E-1261: クラッグスが姿を見せる。私は全力を振り絞って動こうとするけど、動けない。クラッグスは何人かの負傷者を選び出す。何かの注射をする。彼らは倒れる。多分死んだ。
E-1261: その後、全てがぼやけて一緒になり始める。より多くの任務。よく多くの死。より多くの傷。
E-1261: チップの故障と何か関係してるんだろうけど、幾つかの出来事は記憶に永久に焼き付けられてる。私が自分で見た悍ましい出来事の総集編みたいに。
E-1261: 自分の杖で刺し殺されたお爺さん。妊婦とソケットレンチの絡む何か。沢山の血と絶叫と泣き声と、吐き気がするようなバリバリって音。
E-1261: それが夢の中で繰り返される。メンタルヘルスの心配はいらない。対処できてる。私は目的を見つけた。
E-1261: どこかの時点で、何かが私の頭の中で弾ける。チップが焼けたんだと思う。何ヶ月か、ひょっとすると何年かで初めて、私は自分を制御できるようになった。私は動こうとして気絶した。私をここに運んだあなたたちの仲間の仕業だと思う。
E-1261: どうすれば私が傷付かないかを探るための数ヶ月が過ぎて、今に至るってわけ。
kgrimmer: 分かった。話をしてくれてありがとう。
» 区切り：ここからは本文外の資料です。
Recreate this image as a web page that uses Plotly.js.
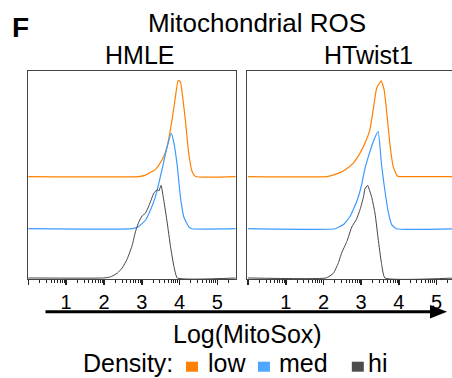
<!DOCTYPE html>
<html>
<head>
<meta charset="utf-8">
<script src="https://cdn.plot.ly/plotly-3.0.1.min.js"></script>
<style>html,body{margin:0;padding:0;background:#fff;}#chart{width:452px;height:378px;}</style>
</head>
<body>
<div id="chart"></div>
<script>
// ---------- data ----------
var panels = ["HMLE", "HTwist1"];
var densityLevels = ["low", "med", "hi"];
var levelColors = ["#FF8000", "#3D9BFF", "#444444"];
var legendColors = ["#FF7F00", "#4DA6FF", "#4D4D4D"];
var majorTicks = [0, 1, 2, 3, 4, 5];
var majorTickText = ["", "1", "2", "3", "4", "5"];

// HMLE
var hmleLowX = [0, 2.92, 3.10, 3.37, 3.54, 3.67, 3.80, 3.89, 3.96, 4.02, 4.08, 4.16, 4.24, 4.33, 4.42, 5.5];
var hmleLowY = [0, 0, 0.007, 0.036, 0.081, 0.145, 0.274, 0.386, 0.464, 0.459, 0.386, 0.259, 0.114, 0.024, 0, 0];
var hmleMedX = [0, 2.75, 2.92, 3.10, 3.23, 3.36, 3.45, 3.54, 3.67, 3.78, 3.85, 3.94, 4.02, 4.11, 4.24, 4.33, 5.5];
var hmleMedY = [0, 0, 0.011, 0.042, 0.090, 0.155, 0.219, 0.29, 0.396, 0.461, 0.413, 0.30, 0.155, 0.058, 0.010, 0, 0];
var hmleHiX = [0, 1.99, 2.17, 2.35, 2.48, 2.61, 2.75, 2.83, 2.92, 3.01, 3.10, 3.19, 3.32, 3.41, 3.45, 3.51, 3.58, 3.67, 3.76, 3.85, 3.94, 5.5];
var hmleHiY = [0, 0, 0.005, 0.023, 0.048, 0.09, 0.16, 0.222, 0.27, 0.30, 0.314, 0.35, 0.41, 0.427, 0.42, 0.447, 0.377, 0.27, 0.151, 0.055, 0, 0];

// HTwist1
var htLowX = [0, 2.09, 2.35, 2.57, 2.79, 2.97, 3.10, 3.23, 3.32, 3.41, 3.53, 3.61, 3.68, 3.76, 3.85, 3.96, 4.03, 5.5];
var htLowY = [0, 0, 0.013, 0.032, 0.065, 0.113, 0.161, 0.226, 0.322, 0.427, 0.463, 0.419, 0.308, 0.161, 0.048, 0.003, 0, 0];
var htMedX = [0, 2.31, 2.53, 2.70, 2.88, 3.01, 3.10, 3.22, 3.32, 3.45, 3.54, 3.61, 3.72, 3.81, 3.93, 5.5];
var htMedY = [0, 0, 0.020, 0.058, 0.13, 0.21, 0.29, 0.365, 0.42, 0.47, 0.31, 0.21, 0.08, 0.02, 0, 0];
var htHiX = [0, 2.07, 2.26, 2.39, 2.48, 2.62, 2.75, 2.88, 2.97, 3.06, 3.10, 3.17, 3.28, 3.37, 3.45, 3.54, 3.63, 5.5];
var htHiY = [0, 0, 0.022, 0.07, 0.12, 0.176, 0.246, 0.285, 0.33, 0.39, 0.43, 0.447, 0.39, 0.31, 0.19, 0.07, 0, 0];

// vertical stacking offsets of the histograms (low on top)
var levelOffsets = [0.49, 0.238, 0];

// ---------- build ----------
var W = 452, H = 378, L = 27.5, R = 0, T = 71, B = 99;
var PW = W - L - R, PH = H - T - B;
function px2x(px) { return (px - L) / PW; }
function py2y(py) { return (H - B - py) / PH; }

var minorTicks = [];
for (var n = 0; n <= 5; n++) {
  for (var k = 2; k <= 9; k++) {
    var v = n + Math.log10(k);
    if (v < 5.45) minorTicks.push(v);
  }
}

var seriesX = [[hmleLowX, hmleMedX, hmleHiX], [htLowX, htMedX, htHiX]];
var seriesY = [[hmleLowY, hmleMedY, hmleHiY], [htLowY, htMedY, htHiY]];

var traces = [];
for (var p = 0; p < panels.length; p++) {
  for (var i = 0; i < densityLevels.length; i++) {
    var off = levelOffsets[i];
    traces.push({
      type: "scatter", mode: "lines",
      x: seriesX[p][i],
      y: seriesY[p][i].map(function (v) { return v + off; }),
      xaxis: p === 0 ? "x" : "x2",
      yaxis: p === 0 ? "y" : "y2",
      name: densityLevels[i],
      showlegend: false,
      line: { color: levelColors[i], width: i === 2 ? 1 : 1.2, shape: "spline", smoothing: 0.4 },
      hoverinfo: "skip"
    });
  }
}

var FONT = "Liberation Sans, Arial, Helvetica, sans-serif";

function xaxisCfg(domain, range) {
  return {
    domain: domain, range: range,
    showline: true, mirror: true, linecolor: "#444", linewidth: 1.2,
    ticks: "outside", ticklen: 4.5, tickwidth: 1.6, tickcolor: "#222",
    tickmode: "array", tickvals: majorTicks, ticktext: majorTickText,
    minor: { tickmode: "array", tickvals: minorTicks, ticks: "outside", ticklen: 2.5, tickwidth: 1, tickcolor: "#222", showgrid: false },
    showgrid: false, zeroline: false,
    tickfont: { family: FONT, size: 20, color: "#000" },
    fixedrange: true
  };
}
function yaxisCfg(anchor, mirror) {
  return {
    anchor: anchor, range: [-0.005, 1],
    showline: true, mirror: mirror, linecolor: "#444", linewidth: 1.2,
    showticklabels: false, ticks: "", showgrid: false, zeroline: false,
    fixedrange: true
  };
}

var xa1 = xaxisCfg([0, px2x(235.3)], [-0.01, 5.48]);
var xa2 = xaxisCfg([px2x(246.7), 1], [-0.03, 5.41]);
xa2.anchor = "y2";

var annotations = [
  { text: "<b>F</b>", x: px2x(20), y: py2y(27.5), font: { size: 28 } },
  { text: panels[0], x: px2x(139), y: py2y(55), font: { size: 25 } },
  { text: panels[1], x: px2x(368), y: py2y(55), font: { size: 25 } },
  { text: "Log(MitoSox)", x: px2x(247.5), y: py2y(334), font: { size: 25 } },
  { text: "Density:", x: px2x(81), y: py2y(362.7), xanchor: "left", font: { size: 25 } },
  { text: densityLevels[0], x: px2x(206), y: py2y(362.7), xanchor: "left", font: { size: 25 } },
  { text: densityLevels[1], x: px2x(277), y: py2y(362.7), xanchor: "left", font: { size: 25 } },
  { text: densityLevels[2], x: px2x(366), y: py2y(362.7), xanchor: "left", font: { size: 25 } }
].map(function (a) {
  a.xref = "paper"; a.yref = "paper"; a.showarrow = false;
  a.xanchor = a.xanchor || "center"; a.yanchor = "middle";
  a.font.family = FONT; a.font.color = "#000";
  return a;
});

var sqX = [185.7, 257.7, 351.7];
var shapes = [
  // axis arrow
  { type: "line", xref: "paper", yref: "paper", x0: px2x(45), x1: px2x(432), y0: py2y(311.7), y1: py2y(311.7), line: { color: "#000", width: 3 } },
  { type: "path", xref: "paper", yref: "paper",
    path: "M " + px2x(430) + " " + py2y(305) + " L " + px2x(447) + " " + py2y(311.7) + " L " + px2x(430) + " " + py2y(318.4) + " Z",
    fillcolor: "#000", line: { width: 0 } }
];
for (var s = 0; s < 3; s++) {
  shapes.push({ type: "rect", xref: "paper", yref: "paper",
    x0: px2x(sqX[s]), x1: px2x(sqX[s] + 12), y0: py2y(371.7), y1: py2y(361.7),
    fillcolor: legendColors[s], line: { width: 0 } });
}

var layout = {
  width: W, height: H,
  margin: { l: L, r: R, t: T, b: B, pad: 0 },
  paper_bgcolor: "#fff", plot_bgcolor: "#fff",
  showlegend: false,
  title: { text: "Mitochondrial ROS", x: 257 / W, xanchor: "center", y: 1 - 22.5 / H, yanchor: "middle",
           xref: "container", yref: "container", font: { family: FONT, size: 26, color: "#000" } },
  xaxis: xa1, yaxis: yaxisCfg("x", true),
  xaxis2: xa2, yaxis2: yaxisCfg("x2", false),
  annotations: annotations,
  shapes: shapes
};

Plotly.newPlot("chart", traces, layout, { staticPlot: true, displayModeBar: false });
</script>
</body>
</html>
さっき、目的を見つけたと言ったね? それは一体何だい?
E-1261: うん。私はあの悪魔のクラッグスを殺したい。インプラントの一部はまだ機能してるはず。私の身体が壊れることは無い。
E-1261: 私たちは彼女の遊び道具であって、人間じゃなかった。ただ面白そうだって理由で、バラされて改造されて組み直されて叩き壊される玩具だった。
E-1261: 私が考える限り、あなたたちも彼女に死んでもらいたいはず。銃をくれれば捕まえに行くよ。銃じゃなくてもいい。ナイフ。尖った棒。手榴弾。私は質問しない。真っ直ぐここまで戻ってくるし、私に対してやりたい事は何だってやればいい。
E-1261: あの女がまだ生きてるって言うのが、私がまだ自殺してないたった一つの理由なんだ。